The GCE network section in Chapter 4 describes what a Compute Engine VM creation task looks like. One of the demonstrated steps was assigning a VM to a VPC subnet and selecting a static/ephemeral public/private IP address for a VM. Once a VM has been created, it can communicate with other VMs in a VPC if firewall rules allow it. Note that a Compute Engine VM can only be deployed in a region where a local subnet exists.

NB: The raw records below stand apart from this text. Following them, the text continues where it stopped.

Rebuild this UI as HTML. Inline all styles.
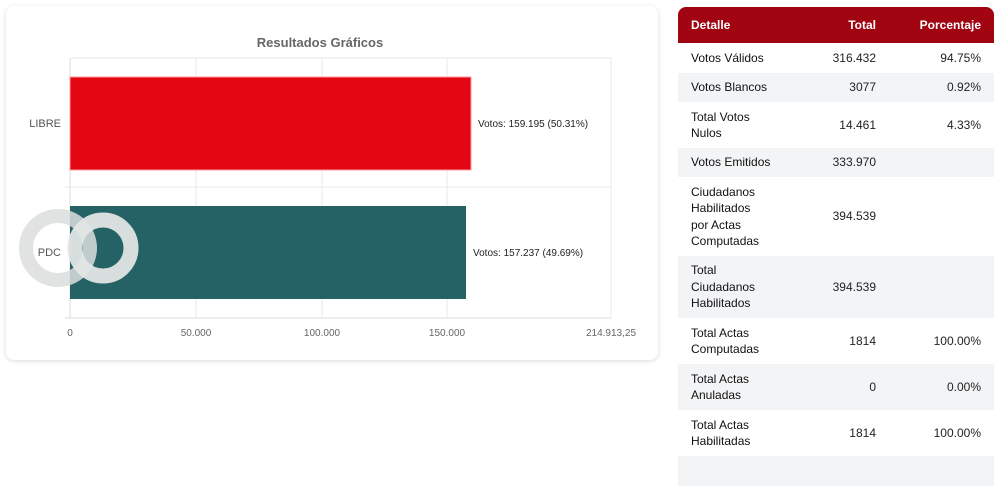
<!DOCTYPE html>
<html><head><meta charset="utf-8"><style>
body{margin:0;width:1000px;height:460px;background:#fff;font-family:"Liberation Sans",sans-serif;position:relative;overflow:hidden}
.card{position:absolute;left:6px;top:6px;width:652px;height:354px;background:#fff;border-radius:8px;box-shadow:0 1px 5px rgba(0,0,0,.15)}
table{position:absolute;left:678px;top:7px;width:316px;border-collapse:collapse;font-size:12px;color:#222;table-layout:fixed}
th{background:#a10512;color:#fff;height:36px;font-weight:bold;padding:0 13px}
th:first-child{border-top-left-radius:8px;text-align:left}
th:last-child{border-top-right-radius:8px}
td{padding:0 13px;line-height:16.5px;white-space:nowrap}
td:first-child{text-align:left;color:#111}
th:nth-child(2),td:nth-child(2){text-align:right;padding-right:22px}
td:nth-child(3),th:nth-child(3){text-align:right}
tr:nth-child(odd) td{background:#f3f4f6}
</style></head><body>
<div class="card"></div>
<svg width="1000" height="460" style="position:absolute;left:0;top:0" font-family="Liberation Sans, sans-serif">
<text x="320" y="47" text-anchor="middle" font-size="13" font-weight="bold" fill="#666">Resultados Gráficos</text>
<g stroke="#e8e8e8" stroke-width="1">
<line x1="70" y1="58" x2="611" y2="58"/><line x1="65" y1="187" x2="611" y2="187"/>
<line x1="196" y1="58" x2="196" y2="318"/><line x1="322" y1="58" x2="322" y2="318"/><line x1="447" y1="58" x2="447" y2="318"/><line x1="611" y1="58" x2="611" y2="318"/>
</g>
<line x1="70" y1="58" x2="70" y2="318" stroke="#ddd"/>
<line x1="65" y1="318" x2="611" y2="318" stroke="#ddd"/>
<rect x="70" y="77" width="401" height="93" fill="#e30613" stroke="#ff9aa0" stroke-width="1"/>
<rect x="70" y="206" width="396" height="93" fill="#256265"/>
<text x="61" y="127" text-anchor="end" font-size="11" fill="#555">LIBRE</text>
<text x="61" y="256" text-anchor="end" font-size="11" fill="#555">PDC</text>
<text x="478" y="127" font-size="10" fill="#222">Votos: 159.195 (50.31%)</text>
<text x="473" y="256" font-size="10" fill="#222">Votos: 157.237 (49.69%)</text>
<g font-size="10" fill="#666" text-anchor="middle">
<text x="70" y="336">0</text><text x="196" y="336">50.000</text><text x="322" y="336">100.000</text><text x="447" y="336">150.000</text><text x="611" y="336">214.913,25</text>
</g>
<circle cx="58" cy="248" r="32" fill="none" stroke="#dcdede" stroke-width="14" opacity=".85"/>
<circle cx="103" cy="248" r="28" fill="none" stroke="#e2e5e5" stroke-width="15" opacity=".95"/>
</svg>
<table>
<colgroup><col style="width:140px"><col style="width:80px"><col style="width:96px"></colgroup>
<tr><th>Detalle</th><th>Total</th><th>Porcentaje</th></tr>
<tr style="height:30px"><td>Votos Válidos</td><td>316.432</td><td>94.75%</td></tr>
<tr style="height:29px"><td>Votos Blancos</td><td>3077</td><td>0.92%</td></tr>
<tr style="height:46px"><td>Total Votos<br>Nulos</td><td>14.461</td><td>4.33%</td></tr>
<tr style="height:29px"><td>Votos Emitidos</td><td>333.970</td><td></td></tr>
<tr style="height:79px"><td>Ciudadanos<br>Habilitados<br>por Actas<br>Computadas</td><td>394.539</td><td></td></tr>
<tr style="height:62px"><td>Total<br>Ciudadanos<br>Habilitados</td><td>394.539</td><td></td></tr>
<tr style="height:46px"><td>Total Actas<br>Computadas</td><td>1814</td><td>100.00%</td></tr>
<tr style="height:46px"><td>Total Actas<br>Anuladas</td><td>0</td><td>0.00%</td></tr>
<tr style="height:46px"><td>Total Actas<br>Habilitadas</td><td>1814</td><td>100.00%</td></tr>
<tr style="height:30px"><td></td><td></td><td></td></tr>
</table>
</body></html>
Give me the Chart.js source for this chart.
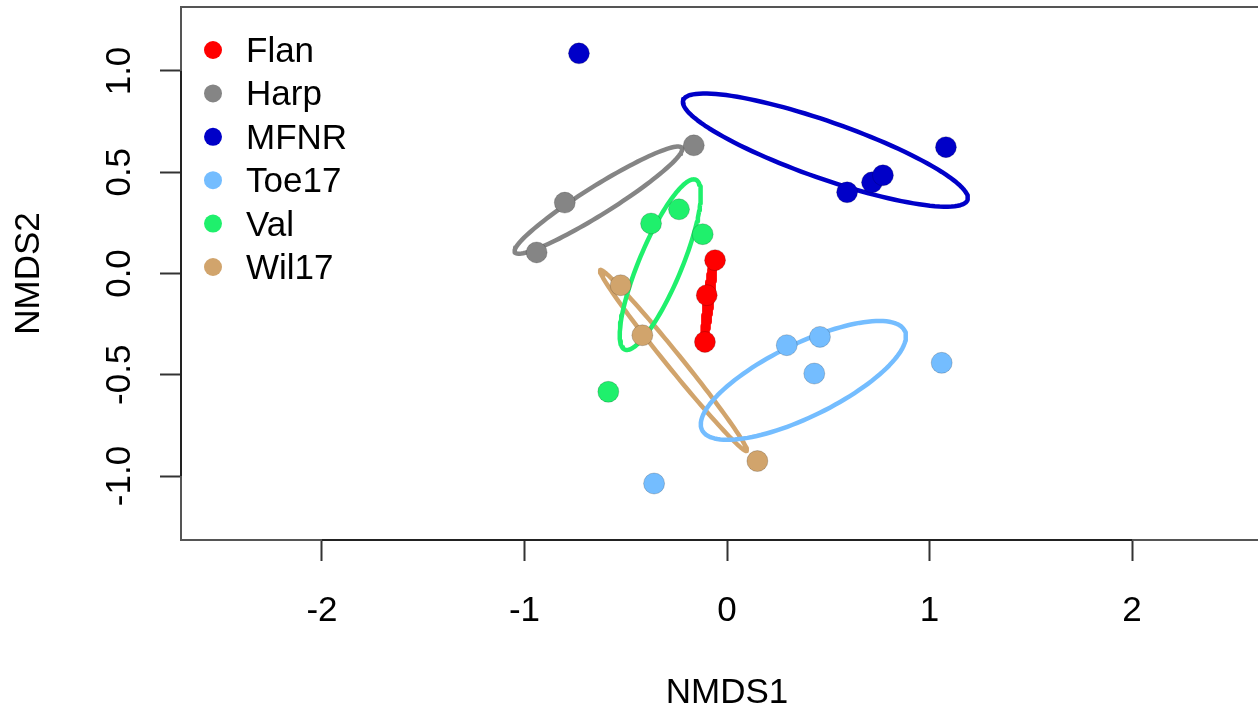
<!DOCTYPE html>
<html>
<head>
<meta charset="utf-8">
<script src="https://cdn.jsdelivr.net/npm/chart.js@4"></script>
<style>
  html, body { margin: 0; padding: 0; background: #fff; overflow: hidden; }
  #wrap { width: 1274px; height: 713px; }
</style>
</head>
<body>
<div id="wrap"><canvas id="nmdsChart" width="1274" height="713"></canvas></div>
<script>
const groups = ["Flan", "Harp", "MFNR", "Toe17", "Val", "Wil17"];
const groupColors = ["#ff0000", "#858585", "#0000c8", "#74bdff", "#1ff06c", "#d1a46c"];

// site scores on the first two NMDS axes, one pair of arrays per group
const flanX = [-0.059, -0.100, -0.109];
const flanY = [0.066, -0.107, -0.338];
const harpX = [-0.164, -0.801, -0.940];
const harpY = [0.633, 0.350, 0.104];
const mfnrX = [-0.731, 1.081, 0.593, 0.716, 0.770];
const mfnrY = [1.087, 0.624, 0.401, 0.450, 0.485];
const toeX = [0.295, 0.459, 0.431, 1.060, -0.360];
const toeY = [-0.354, -0.313, -0.494, -0.441, -1.037];
const valX = [-0.375, -0.237, -0.120, -0.586];
const valY = [0.247, 0.317, 0.194, -0.584];
const wilX = [-0.525, -0.418, 0.150];
const wilY = [-0.058, -0.305, -0.926];

const xTicks = [-2, -1, 0, 1, 2];
const yTicks = [-1, -0.5, 0, 0.5, 1];

const groupX = [flanX, harpX, mfnrX, toeX, valX, wilX];
const groupY = [flanY, harpY, mfnrY, toeY, valY, wilY];

const FONT = "'Liberation Sans', Arial, Helvetica, sans-serif";

// standard deviation ellipse around a group's centroid (like ordiellipse kind = "sd")
function sdEllipse(xs, ys, steps) {
  const n = xs.length;
  const mx = xs.reduce((a, b) => a + b, 0) / n;
  const my = ys.reduce((a, b) => a + b, 0) / n;
  let sxx = 0, syy = 0, sxy = 0;
  for (let i = 0; i < n; i++) {
    const dx = xs[i] - mx, dy = ys[i] - my;
    sxx += dx * dx; syy += dy * dy; sxy += dx * dy;
  }
  sxx /= n - 1; syy /= n - 1; sxy /= n - 1;
  const half = (sxx + syy) / 2;
  const root = Math.sqrt(((sxx - syy) / 2) ** 2 + sxy * sxy);
  const a = Math.sqrt(Math.max(half + root, 0));
  const b = Math.sqrt(Math.max(half - root, 0));
  const phi = 0.5 * Math.atan2(2 * sxy, sxx - syy);
  const pts = [];
  for (let k = 0; k <= steps; k++) {
    const t = (2 * Math.PI * k) / steps;
    const u = a * Math.cos(t), v = b * Math.sin(t);
    pts.push({
      x: mx + u * Math.cos(phi) - v * Math.sin(phi),
      y: my + u * Math.sin(phi) + v * Math.cos(phi),
    });
  }
  return pts;
}

const datasets = [];
groups.forEach((g, i) => {
  datasets.push({
    label: g + " ellipse",
    data: sdEllipse(groupX[i], groupY[i], 120),
    showLine: true,
    borderColor: groupColors[i],
    borderWidth: i === 0 ? 6.5 : 4.5,
    borderCapStyle: "round",
    borderJoinStyle: "round",
    pointRadius: 0,
    fill: false,
    tension: 0,
    order: 2,
  });
  datasets.push({
    label: g,
    data: groupX[i].map((x, j) => ({ x: x, y: groupY[i][j] })),
    backgroundColor: groupColors[i],
    borderColor: "rgba(0,0,0,0.18)",
    borderWidth: 1,
    pointRadius: 10.5,
    order: 1,
  });
});

// frame, axis lines and rotated y tick labels
const framePlugin = {
  id: "frame",
  afterDraw(chart) {
    const { ctx, chartArea: ca, scales } = chart;
    const xs = scales.x, ys = scales.y;
    ctx.save();
    ctx.strokeStyle = "#555";
    ctx.lineWidth = 2;
    ctx.strokeRect(ca.left, ca.top, ca.right - ca.left, ca.bottom - ca.top);
    ctx.strokeStyle = "#222";
    ctx.beginPath();
    ctx.moveTo(xs.getPixelForValue(xTicks[0]), ca.bottom);
    ctx.lineTo(xs.getPixelForValue(xTicks[xTicks.length - 1]), ca.bottom);
    ctx.moveTo(ca.left, ys.getPixelForValue(yTicks[0]));
    ctx.lineTo(ca.left, ys.getPixelForValue(yTicks[yTicks.length - 1]));
    ctx.stroke();

    ctx.fillStyle = "#000";
    ctx.font = "35px " + FONT;
    ctx.textAlign = "center";
    ctx.textBaseline = "alphabetic";
    yTicks.forEach((v) => {
      ctx.save();
      ctx.translate(130, ys.getPixelForValue(v));
      ctx.rotate(-Math.PI / 2);
      ctx.fillText(v.toFixed(1), 0, 0);
      ctx.restore();
    });
    ctx.restore();
  },
};

const legendPlugin = {
  id: "groupLegend",
  afterDraw(chart) {
    const ctx = chart.ctx;
    ctx.save();
    ctx.font = "35px " + FONT;
    ctx.textAlign = "left";
    ctx.textBaseline = "alphabetic";
    groups.forEach((g, i) => {
      const base = 62 + i * 43.4;
      ctx.fillStyle = groupColors[i];
      ctx.beginPath();
      ctx.arc(213, base - 12, 9, 0, Math.PI * 2);
      ctx.fill();
      ctx.fillStyle = "#000";
      ctx.fillText(g, 246, base);
    });
    ctx.restore();
  },
};

new Chart(document.getElementById("nmdsChart"), {
  type: "scatter",
  data: { datasets: datasets },
  plugins: [framePlugin, legendPlugin],
  options: {
    responsive: false,
    animation: false,
    devicePixelRatio: 1,
    events: [],
    layout: { autoPadding: false, padding: { top: 7, left: 0, right: 1, bottom: 0 } },
    plugins: {
      legend: { display: false },
      tooltip: { enabled: false },
    },
    scales: {
      x: {
        type: "linear",
        min: -2.696,
        max: 2.696,
        afterBuildTicks: (scale) => { scale.ticks = xTicks.map((v) => ({ value: v })); },
        afterFit: (scale) => { scale.height = 173; },
        border: { display: false },
        grid: { drawOnChartArea: false, drawTicks: true, tickLength: 21, tickWidth: 2, tickColor: "#333" },
        ticks: {
          padding: 29,
          color: "#000",
          font: { family: FONT, size: 35 },
          maxRotation: 0,
          callback: (v) => String(v),
        },
        title: {
          display: true,
          text: "NMDS1",
          color: "#000",
          font: { family: FONT, size: 35, lineHeight: 1.2 },
          padding: { top: 0, bottom: -1 },
        },
      },
      y: {
        type: "linear",
        min: -1.316,
        max: 1.316,
        afterBuildTicks: (scale) => { scale.ticks = yTicks.map((v) => ({ value: v })); },
        afterFit: (scale) => { scale.width = 181; },
        border: { display: false },
        grid: { drawOnChartArea: false, drawTicks: true, tickLength: 21, tickWidth: 2, tickColor: "#333" },
        ticks: { display: false },
        title: {
          display: true,
          text: "NMDS2",
          color: "#000",
          font: { family: FONT, size: 35, lineHeight: 1.2 },
          padding: { top: 8, bottom: 0 },
        },
      },
    },
  },
});
</script>
</body>
</html>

In Figure 9.4, there are three VMs named warsaw, vegas, and sydney that have been deployed in different regions of global-vpc. The following screenshot provides a Google Cloud Console view of their deployment:
Figure 9.5 – Compute Engine VMs in global-vpc
Once a firewall rule has been set up to accept ICMP and TCP traffic within VMs with a global-network tag (network tags will be described later in this chapter in the Securing cloud networks with firewall rules section), we can open an SSH session to one of the VMs and ping the other two. The following screenshot shows a console view for the sydney VM. The output of a traceroute command to the vegas VM and the warsaw VM shows that they are just a single hop away. Although traffic crosses the globe (latency values are a good indicator of the distance between VMs), the network structure for subnets in regions in the same VPC is simple:
Figure 9.6 – Compute Engine VMs that belong to the same VPC are just one hop away from each other, despite being deployed across the globe
To better understand the behavior of Compute Engine VMs, you can enable VPC Flow Logs on the subnets in which they are deployed. The VPC Flow Logs feature is configured at the subnet level. It takes samples of network flows that can be used for further security analysis or troubleshooting. For example, the following screenshot shows a sample flow that’s been captured between the warsaw and sydney VMs when viewed in Logs Explorer:
Figure 9.7 – The VPC flow logs of the “warsaw” subnet in Logs Explorer showing the “warsaw” VM communicating with the “sydney” VM
Another useful feature that can be used to analyze and troubleshoot connectivity between VMs is Connectivity Test from the Network Intelligence section:
Figure 9.8 – The Connectivity Test view with a test that verifies if the ping sent from the “sydney” VM can reach the “warsaw” VM
When creating a Connectivity Test view, you must define the protocol that you want to test, such as ICMP, TCP, or UDP. The source endpoint can be, among others, an IP address, a VM, App Engine, Cloud SQL, a GKE cluster control plane or Cloud Run, a destination endpoint, or a port number. Then, Connectivity Test checks the configuration between endpoints and sends packets to check if the communication is working. As a result, you either get a confirmation that the test was successful or a possible reason for failing. For example, the following screenshot presents a failed ping test, where traffic was dropped because of a block-traffic firewall rule:
Figure 9.9 – The result of Connectivity Test shows it is a firewall rule that blocks communication between VMs
Setting up connectivity for Compute Engine VMs can seem to be difficult, especially if you’re just starting. With different subnets and multiple firewall rules to deal with, it’s easy to feel overwhelmed. Thankfully, there are tools such as VPC Flow Logs and Connectivity Center that can provide valuable insights into any potential issues. This makes it much easier to troubleshoot any problems you may encounter.